Rulze...
THE RULES FOR CITY SLICKERS TO ENTER THE COUNTRYSIDE-
1. Pull your droopy pants up. You look like an idiot.
2. Let’s get this straight; it’s called a “gravel road.” I drive a pickup truck because I want to. No matter how slow you drive, you’re going to get dust on your Lexus. Drive it or get out of the way.
3. They are cattle & feed lots. That’s what they smell like to you. They smell like money to us. Get over it. Don’t like it? I-10 or I-40 goes east and west, Pick one.
4. So you have a $60,000 car. We’re impressed. We have $400,000 combines that are driven only 3 weeks a year.
5. So every person in every pickup waves. It’s called being friendly. Try to understand the concept.

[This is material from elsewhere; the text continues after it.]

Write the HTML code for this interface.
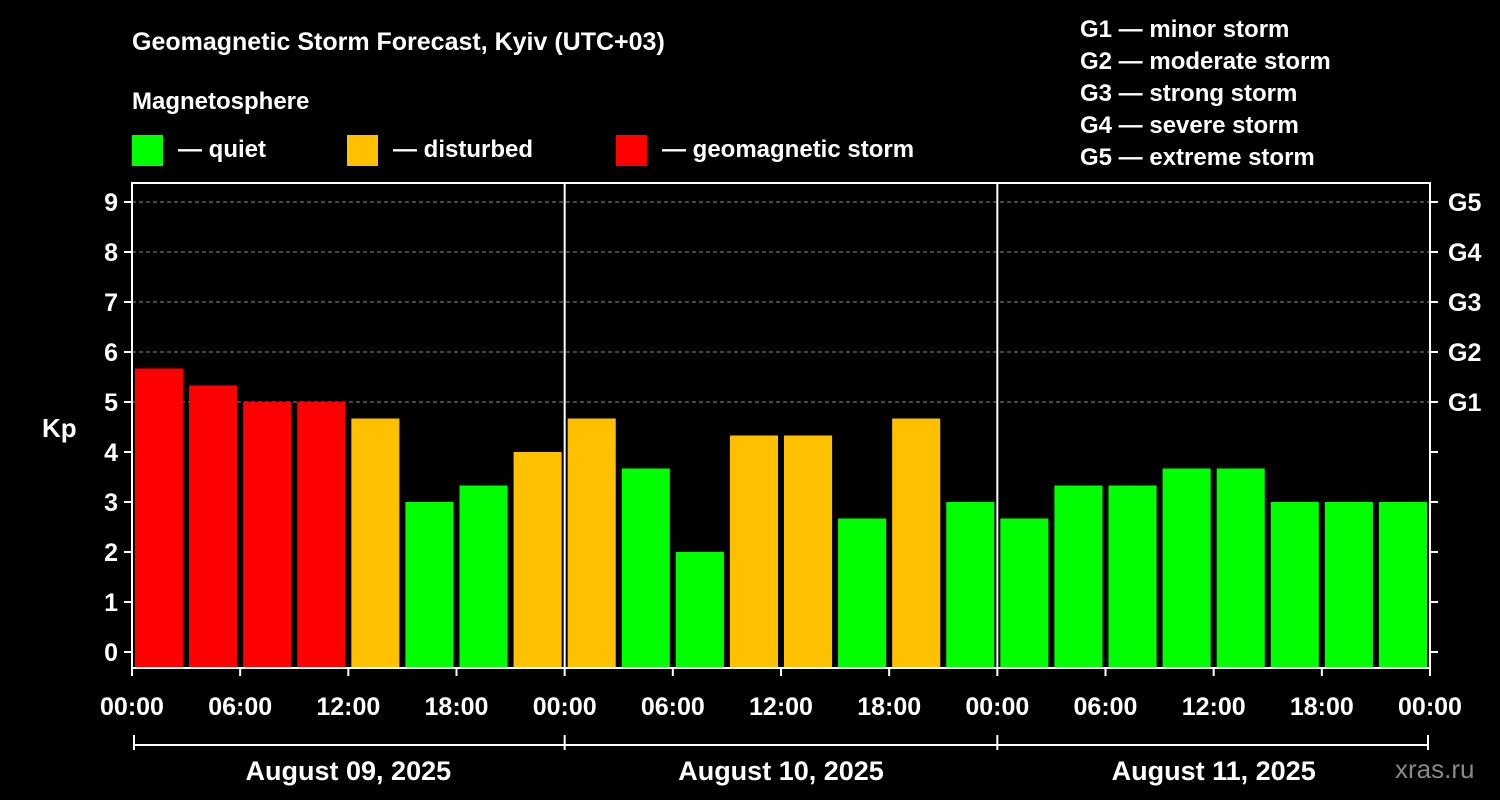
<!DOCTYPE html>
<html><head><meta charset="utf-8"><style>
body{margin:0;background:#000;}
svg{display:block;font-family:"Liberation Sans",sans-serif;font-weight:bold;}
</style></head><body>
<svg id="c" width="1500" height="800" viewBox="0 0 1500 800">
<rect width="1500" height="800" fill="#000"/>
<text x="132" y="50" fill="#fff" font-size="25">Geomagnetic Storm Forecast, Kyiv (UTC+03)</text>
<text x="132" y="109" fill="#fff" font-size="24">Magnetosphere</text>
<g><rect x="132" y="135" width="31" height="31" fill="#00ff00"/><text x="178" y="157" fill="#fff" font-size="24">— quiet</text></g>
<g><rect x="347" y="135" width="31" height="31" fill="#ffc000"/><text x="393" y="157" fill="#fff" font-size="24">— disturbed</text></g>
<g><rect x="616" y="135" width="31" height="31" fill="#ff0000"/><text x="662" y="157" fill="#fff" font-size="24">— geomagnetic storm</text></g>
<g fill="#fff" font-size="24">
<text x="1080" y="37">G1 — minor storm</text><text x="1080" y="69">G2 — moderate storm</text><text x="1080" y="101">G3 — strong storm</text><text x="1080" y="133">G4 — severe storm</text><text x="1080" y="165">G5 — extreme storm</text>
</g>
<text x="42" y="437" fill="#fff" font-size="26">Kp</text>
<text x="1395" y="778" fill="#888" font-size="26" font-weight="normal">xras.ru</text>
<g id="plot"></g>
</svg>
<script>
const kpValues=[5.67,5.33,5,5,4.67,3,3.33,4,4.67,3.67,2,4.33,4.33,2.67,4.67,3,2.67,3.33,3.33,3.67,3.67,3,3,3];
const yTicks=[0,1,2,3,4,5,6,7,8,9];
const gLabels=["G1","G2","G3","G4","G5"];
const xTickLabels=["00:00","06:00","12:00","18:00","00:00","06:00","12:00","18:00","00:00","06:00","12:00","18:00","00:00"];
const dayLabels=["August 09, 2025","August 10, 2025","August 11, 2025"];
const NS="http://www.w3.org/2000/svg";
const g=document.getElementById('plot');
const L=132,R=1430,T=183,B=668;
const y=v=>652-v*50;
const slot=(R-L)/kpValues.length;
const x=i=>L+i*slot;
function mk(t,a,txt){const e=document.createElementNS(NS,t);for(const k in a)e.setAttribute(k,a[k]);if(txt!=null)e.textContent=txt;g.appendChild(e);return e;}
// grid
for(let v=5;v<=9;v++){const e=mk('line',{x1:L,x2:R,y1:y(v),y2:y(v),stroke:'#888','stroke-width':1,'stroke-dasharray':'4,3'});

}
// bars
kpValues.forEach((v,i)=>{const c=v>=5?'#ff0000':(v>=4?'#ffc000':'#00ff00');
const e=mk('rect',{x:x(i)+3,y:y(v),width:slot-6,height:B-y(v),fill:c});

});
// frame
const f=mk('rect',{x:L,y:T,width:R-L,height:B-T,fill:'none',stroke:'#fff','stroke-width':2});


[1,2].forEach(d=>{const e=mk('line',{x1:x(d*8),x2:x(d*8),y1:T,y2:B,stroke:'#fff','stroke-width':2});

});
// y ticks
yTicks.forEach(v=>{mk('line',{x1:L-8,x2:L,y1:y(v),y2:y(v),stroke:'#fff','stroke-width':2});
mk('line',{x1:R,x2:R+8,y1:y(v),y2:y(v),stroke:'#fff','stroke-width':2});
const t=mk('text',{x:L-14,y:y(v)+9,fill:'#fff','font-size':25,'text-anchor':'end'},v);

});
gLabels.forEach((s,i)=>{const t=mk('text',{x:R+18,y:y(5+i)+9,fill:'#fff','font-size':25},s);

});
// x ticks
xTickLabels.forEach((s,i)=>{const xx=x(i*2);mk('line',{x1:xx,x2:xx,y1:B,y2:B+8,stroke:'#fff','stroke-width':2});
const t=mk('text',{x:xx,y:715,fill:'#fff','font-size':25,'text-anchor':'middle'},s);

});
// day bracket
const br=mk('line',{x1:L+2,x2:R-2,y1:745,y2:745,stroke:'#fff','stroke-width':2});


for(let d=0;d<=3;d++){const xx=x(d*8)+(d==0?2:d==3?-2:0);mk('line',{x1:xx,x2:xx,y1:735,y2:750,stroke:'#fff','stroke-width':2});}
dayLabels.forEach((s,d)=>{const t=mk('text',{x:(x(d*8)+x(d*8+8))/2,y:780,fill:'#fff','font-size':27,'text-anchor':'middle'},s);

});
</script>
</body></html>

6. If that cell phone rings in hunt camp while a deer is coming in, we WILL shoot it out of your hand. You better hope you don’t have it up to your ear at the time
7. You bring “coke” into my house, it better be brown, wet, and served over ice. You bring “Mary Jane” into my house, she better be cute, know how to shoot, drive a truck, and have long hair.
OK, confession time. Before I posted this, because of my out of date, old fogie, life style, I called our child and asked what a “Mary Jane” was. I am SO afraid I will unknowingly post something dirty or offensive! For any of you other “so green ye could plant 'em” senior citizens....it is marijuana.
Sigh...


I'm 51. I knew what Mary Jane was... because of Boomers writing about what THEIR parents called it!
Then again, I had an 18 year old working with me that didn't know that diet pills are amphetamines.
"Yew aine frum round heah, arya? We doan cotten to that sheeit, Bubba. Gitcher ass downa road afore it gits ugly." You don't often hear that anymore in my area of Baja Alabama unless you come tooling though on I-10 or Hwy 29 in a Cadillac with an old Clinton-Kaine bumper sticker, you are wearing matching Che T-shirts and the guy in the man-bun turns to his life-partner with a nose piercing and says, "Look at that, Winston, that rube is eating a Moon Pie and drinking an RC Cola...get some pictures quick."
But those are the soft-spoken people in this slice of American paradise. We have many retired military here too. Their speech is terse. Their stares withering. Me? I have a mid-Western accent though I was raised mostly in the Deep South, but with a substantive store of 4-letter(+) Navy nouns, adjectives, verbs, adverbs and interjections. All courtesy of 19½ years sea duty. My parents were Okies and their ancestors homesteaded in Appalachia in the late 1700's.